6. Customer service and account management
The qualitative features most savers underweight until they actually need them:
- Phone support hours. 24/7 phone support is standard at the major online banks; smaller fintechs may be business-hours only.
- Branch access. Most online HYSAs are fully digital with no branch network. Capital One 360 retains physical branches and the well-known Capital One Cafés. If branch access matters, the trade-off is usually a slightly lower APY.
- Mobile app quality. The standard set of features (deposit, transfer, view statements) is universal. Less universal: budgeting tools, savings buckets/sub-accounts, joint account management. Ally's "buckets" feature for goal-based saving is well-regarded; SoFi's app integrates banking, investing, and lending in one.
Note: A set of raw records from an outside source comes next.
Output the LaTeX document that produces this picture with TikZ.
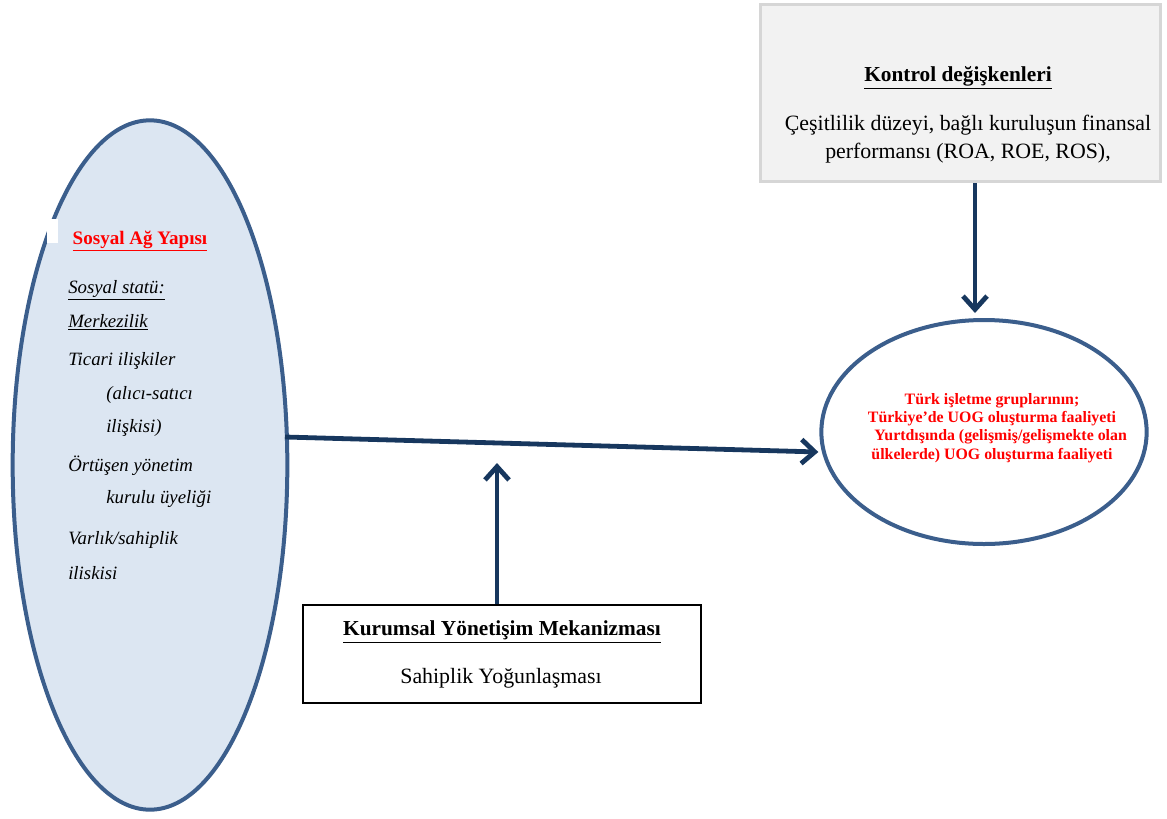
\documentclass[tikz,border=0pt]{standalone}
\usepackage{fontspec}
\setmainfont{Liberation Serif}
\usetikzlibrary{shapes.geometric,arrows.meta,calc}
\definecolor{ringblue}{HTML}{3B5E8C}
\definecolor{paleblue}{HTML}{DCE6F2}
\definecolor{navy}{HTML}{17375E}
\definecolor{boxgray}{HTML}{F2F2F2}
\definecolor{edgegray}{HTML}{D6D6D6}
\definecolor{hired}{HTML}{FF0000}
\tikzset{
  ring/.style={ellipse, draw=ringblue, line width=3pt, inner sep=0pt},
  flow/.style={draw=navy, line width=3.6pt, -{Straight Barb[length=10pt,width=18pt]}},
  itm/.style={anchor=west, inner sep=0pt, font=\fontsize{14.1}{17}\selectfont\itshape},
  ttl/.style={inner sep=0pt, font=\fontsize{16}{19}\selectfont\bfseries},
  bdy/.style={inner sep=0pt, font=\fontsize{16.4}{20.5}\selectfont},
}
\begin{document}
\begin{tikzpicture}[x=0.75pt,y=-0.75pt]
\useasboundingbox (0,0) rectangle (1167,818);

% left ellipse: social network structure
\node[ring, fill=paleblue, minimum width=206pt, minimum height=517pt] (L) at (150,465) {};
\fill[white] (47,219) rectangle (58,243);
\node[inner sep=0pt, text=hired, font=\fontsize{14.3}{17}\selectfont\bfseries] (lt) at (140,241) {\underline{Sosyal Ağ Yapısı}};
\node[itm] (l1) at (68,290) {\underline{Sosyal statü:}};
\node[itm] (l2) at (68,322) {\underline{Merkezilik}};
\node[itm] (l3) at (68,361) {Ticari ilişkiler};
\node[itm] (l4) at (106,395) {(alıcı-satıcı};
\node[itm] (l5) at (106,428) {ilişkisi)};
\node[itm] (l6) at (68,466) {Örtüşen yönetim};
\node[itm] (l7) at (106,499) {kurulu üyeliği};
\node[itm] (l8) at (68,540) {Varlık/sahiplik};
\node[itm] (l9) at (68,573) {iliskisi};

% right ellipse: outcome
\node[ring, fill=white, minimum width=244pt, minimum height=168pt] (R) at (984,432) {};
\node[inner sep=0pt, text=hired, align=center, font=\fontsize{11.9}{13.6}\selectfont\bfseries] (rt) at (992,428)
  {Türk işletme gruplarının;\\Türkiye’de UOG oluşturma faaliyeti\\\hspace*{13pt}Yurtdışında (gelişmiş/gelişmekte olan\\ülkelerde) UOG oluşturma faaliyeti};

% control variables box
\node[draw=edgegray, fill=boxgray, line width=2.2pt, minimum width=300.5pt, minimum height=133pt, inner sep=0pt] (T) at (960.5,93) {};
\node[ttl] (tt) at (958,78) {\underline{Kontrol değişkenleri}};
\node[bdy, align=center] (tb) at (968,139) {Çeşitlilik düzeyi, bağlı kuruluşun finansal\\performansı (ROA, ROE, ROS),};

% corporate governance box
\node[draw=black, fill=white, line width=1.6pt, minimum width=299pt, minimum height=73pt, inner sep=0pt] (B) at (502,654) {};
\node[ttl] (bt) at (502,632) {\underline{Kurumsal Yönetişim Mekanizması}};
\node[bdy] (bb) at (501,678) {Sahiplik Yoğunlaşması};

% connectors
\coordinate (hs) at (285,437);
\coordinate (vt) at (497,463);
\coordinate (tt2) at (975,313);
\draw[flow] (hs) -- ($(R.west)+(-1,20)$);
\draw[flow] (B.north -| vt) -- (vt);
\draw[flow] (T.south -| tt2) -- (tt2);
\end{tikzpicture}
\end{document}
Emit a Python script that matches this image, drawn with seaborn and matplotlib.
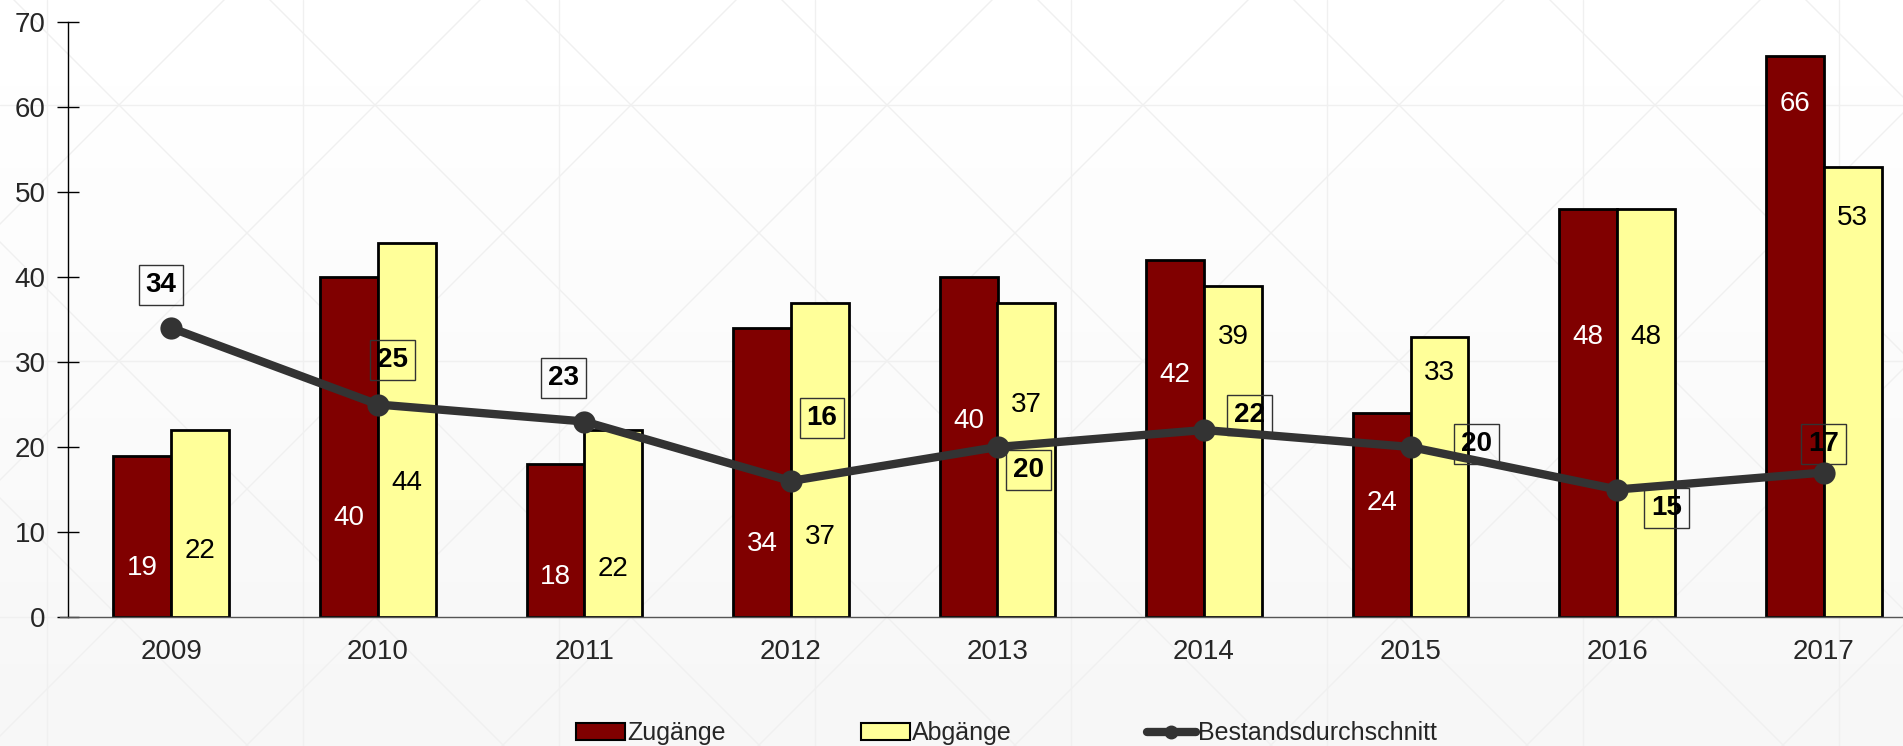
import numpy as np
import pandas as pd
import matplotlib
matplotlib.use("Agg")
import matplotlib.pyplot as plt
import seaborn as sns
from matplotlib.patches import Patch
from matplotlib.lines import Line2D

# Data
years = ["2009", "2010", "2011", "2012", "2013", "2014", "2015", "2016", "2017"]
zugaenge = [19, 40, 18, 34, 40, 42, 24, 48, 66]
abgaenge = [22, 44, 22, 37, 37, 39, 33, 48, 53]
bestand = [34, 25, 23, 16, 20, 22, 20, 15, 17]

# label placement (data units)
zu_label_y = [5.8, 11.7, 4.7, 8.6, 23.0, 28.5, 13.4, 32.9, 60.3]
ab_label_y = [7.8, 15.8, 5.6, 9.4, 25.0, 32.9, 28.7, 32.9, 46.9]
best_label_dx = [-0.05, 0.07, -0.10, 0.15, 0.15, 0.22, 0.32, 0.24, 0.0]
best_label_y = [39.1, 30.2, 28.1, 23.4, 17.3, 23.8, 20.4, 12.8, 20.4]

sns.set_style("white")
plt.rcParams["font.family"] = ["Liberation Sans", "DejaVu Sans"]

df = pd.DataFrame({"Jahr": years, "Zugänge": zugaenge, "Abgänge": abgaenge})
long_df = df.melt(id_vars="Jahr", var_name="Art", value_name="Anzahl")

colors = {"Zugänge": "#800000", "Abgänge": "#FFFF99"}

W, H = 1903, 746
fig = plt.figure(figsize=(W / 100, H / 100), dpi=100, facecolor="white")

# faint background: vertical gradient + diamond pattern
bg = fig.add_axes([0, 0, 1, 1], zorder=-10)
grad = np.linspace(1.0, 0.965, 200)[:, None] * np.ones((1, 2))
bg.imshow(grad, cmap="gray", vmin=0, vmax=1, aspect="auto",
          extent=[0, W, H, 0])
pat = "#f0f0f0"
for vx in np.arange(47 - 256, W + 256, 256):
    bg.axvline(vx, color=pat, lw=1)
for hy in np.arange(105 - 256, H + 256, 256):
    bg.axhline(hy, color=pat, lw=1)
for c in np.arange(-3000, 3000, 256):
    bg.plot([c + 47 - 105 - 2000, c + 47 - 105 + 2000], [-2000, 2000], color=pat, lw=1)
    bg.plot([c + 47 + 105 + 2000, c + 47 + 105 - 2000], [-2000, 2000], color=pat, lw=1)
bg.set_xlim(0, W)
bg.set_ylim(H, 0)
bg.axis("off")

ax = fig.add_axes([68 / W, 1 - 617 / H, (1927 - 68) / W, (617 - 22) / H])
ax.set_facecolor("none")

sns.barplot(data=long_df, x="Jahr", y="Anzahl", hue="Art", palette=colors,
            saturation=1, width=0.56, gap=0, edgecolor="black", linewidth=2,
            legend=False, ax=ax, zorder=2)

x = np.arange(len(years))
sns.lineplot(x=x, y=bestand, color="#333333", linewidth=6, marker="o",
             markersize=16, markeredgewidth=0, ax=ax, zorder=4)

# bar labels
for i in range(len(years)):
    ax.text(i - 0.14, zu_label_y[i], str(zugaenge[i]), color="white",
            ha="center", va="center", fontsize=20, zorder=5)
    ax.text(i + 0.14, ab_label_y[i], str(abgaenge[i]), color="black",
            ha="center", va="center", fontsize=20, zorder=5)
    ax.text(i + best_label_dx[i], best_label_y[i], str(bestand[i]),
            color="black", fontweight="bold", ha="center", va="center",
            fontsize=20, zorder=6,
            bbox=dict(boxstyle="square,pad=0.25", fc="none", ec="#333333", lw=1))

ax.set_xlim(-0.5, 8.5)
ax.set_ylim(0, 70)
ax.set_yticks(range(0, 71, 10))
ax.set_xlabel("")
ax.set_ylabel("")
ax.set_xticks(x)
ax.set_xticklabels(years)
ax.set_xticks(np.arange(-0.5, 9, 1), minor=True)
ax.tick_params(axis="x", which="major", length=0, pad=16, labelsize=20)
ax.tick_params(axis="x", which="minor", direction="inout", length=14, width=1, color="black")
ax.tick_params(axis="y", direction="inout", length=16, width=1, color="black",
               pad=8, labelsize=20, left=True)

for s in ["top", "right"]:
    ax.spines[s].set_visible(False)
ax.spines["left"].set_color("black")
ax.spines["left"].set_linewidth(1)
ax.spines["bottom"].set_color("#555555")
ax.spines["bottom"].set_linewidth(1)
ax.spines["bottom"].set_bounds(-0.54, 8.5)
ax.grid(False)

handles = [
    Patch(facecolor="#800000", edgecolor="black", linewidth=1.5, label="Zugänge"),
    Patch(facecolor="#FFFF99", edgecolor="black", linewidth=1.5, label="Abgänge"),
    Line2D([0], [0], color="#333333", linewidth=6, marker="o", markersize=9,
           label="Bestandsdurchschnitt"),
]
fig.legend(handles=handles, loc="center", bbox_to_anchor=(0.529, 0.017), ncol=3,
           frameon=False, handlelength=1.95, handleheight=0.7, handletextpad=0.1,
           columnspacing=5.4,
           prop={"family": ["Liberation Sans Narrow", "Liberation Sans"], "size": 18})

fig.savefig("out.png", dpi=100)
- Statement and 1099-INT delivery. Year-end Form 1099-INT availability for tax season — every FDIC-insured bank issues one for accounts that earned more than $10. Online delivery (downloadable PDF in your account) is universal at the major online banks.
7. Joint accounts and beneficiaries
If you want to open a joint account or designate a beneficiary (POD/ITF), confirm the bank supports it before opening. Most do; a few fintechs initially launched single-account-only and added joint accounts later, so check the current state. Joint accounts and beneficiary designations are also how married couples and parents expand FDIC coverage at a single bank, as covered in our FDIC and CDIC guide.
What NOT to weight heavily
A few features get a lot of marketing attention and don't actually move the needle for most savers:
ATM access. Almost no one uses ATMs to withdraw from a savings account in practice. The transactions are typically through ACH transfer to a linked checking account.
Branded debit cards on savings accounts. A debit card on a savings account is mostly a tax-and-legal trap (it can re-classify the account as a checking account in some jurisdictions). For pure savings, you don't need one.
Minimum opening deposit. Most online HYSAs have $0 or $25 minimum opening deposits. If you see a $1,000 or higher minimum, the account is targeted at a different segment and probably isn't the most competitive option for retail savers.
Promotional bonus offers. Sign-up bonuses ($100 to $300 for a funded account that maintains a balance for X days) are real money and worth taking, but only if the underlying account is also competitive. Don't open a sub-3% APY account for a $100 bonus you'll lose to the rate gap within a year.